We are short-sighted, however, if we believe monuments and museums to our individual ethnic or group identities can keep American culture and ideals alive and healthy. In 1791, George Washington and Thomas Jefferson, working with Frenchman Pierre L’Enfant, envisioned the Mall as “public walks,” a place where citizens and elected leaders could meet and engage in cultural activities in the shadow of the symbols of the new republic. Civil rights leaders accepted that vision and transformed the Lincoln Memorial and the entire Mall into a living monument to civil rights and freedom. The Mall’s core ideals and symbolic spaces didn’t change; the people gave it new, fuller expression. Instead of filling it with monuments to ourselves, we should honor and protect its symbolic and special simplicity as a touchstone to the past and a political ideal for the future.

That’s the beauty of the Mall. So long as the founding principles remain the ones we choose to share as a people and a nation, the Mall can live and grow as we seek to attain the lofty goals of our Founding Fathers.

Are there other ways to think about the African-American Museum that give it the primacy it requires in telling the American story? We believe there are. We believe there are additional, alternative sites to the five originally studied in the Preferred Site Analysis Report.

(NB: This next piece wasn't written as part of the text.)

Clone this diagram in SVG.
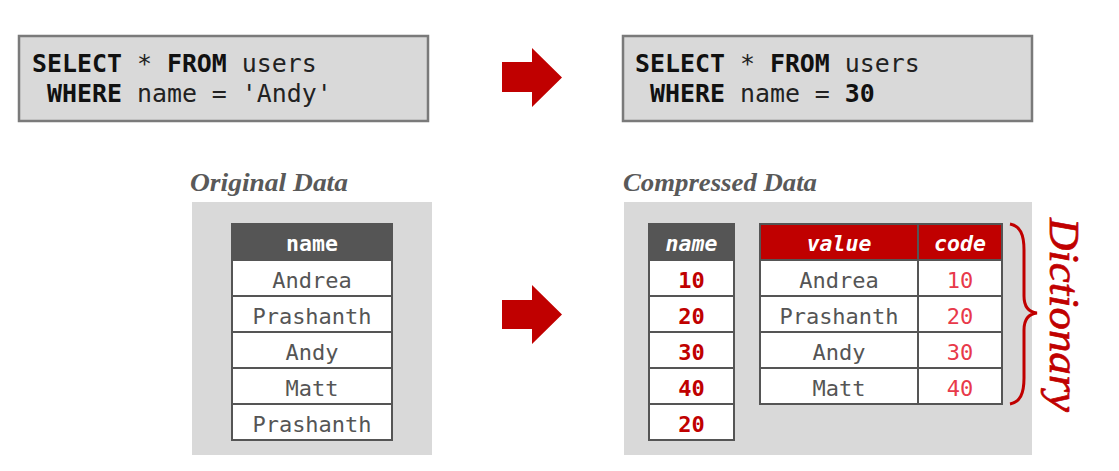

Our testimony before Congress included mention of a potential six-acre site, identified by the Committee of 100 on the Federal City, midway between the Lincoln Memorial and the Kennedy Center, with views toward the Potomac and down Constitution Avenue. That site will become available in just a few years, as the city and the federal government undertake major renovations at the Kennedy Center. The new urban centerpiece around the Kennedy Center will become a major draw for tourism, business and new museums. Is that a “back door” site? Hidden? Does anyone believe the Kennedy Center – originally intended for L’Enfant Plaza and then moved to a seemingly out-of-the-way site in Foggy Bottom – lacks prominence?

A location off the Mall would allow greater freedom of architectural design, with an opportunity to do an important iconic building as the sponsors desire that would not be possible on the Mall.

Many commentators lament the lack of social cohesion in American life, a loss of historical memory and the lack of understanding of founding principles. The National Mall should be – and was intended to be – an antidote to that malaise, an exhilarating work of art celebrating the people, ideals, hopes and the goals we share as a nation. Everyone belongs there, but in person, not in stone.

JUDY SCOTT FELDMAN
Chairman
National Coalition to Save Our Mall
Rockville, Md.

[Note that the original letter submitted was signed by both Charles I. Cassell, AIA, and Judy Scott Feldman, Ph.D.]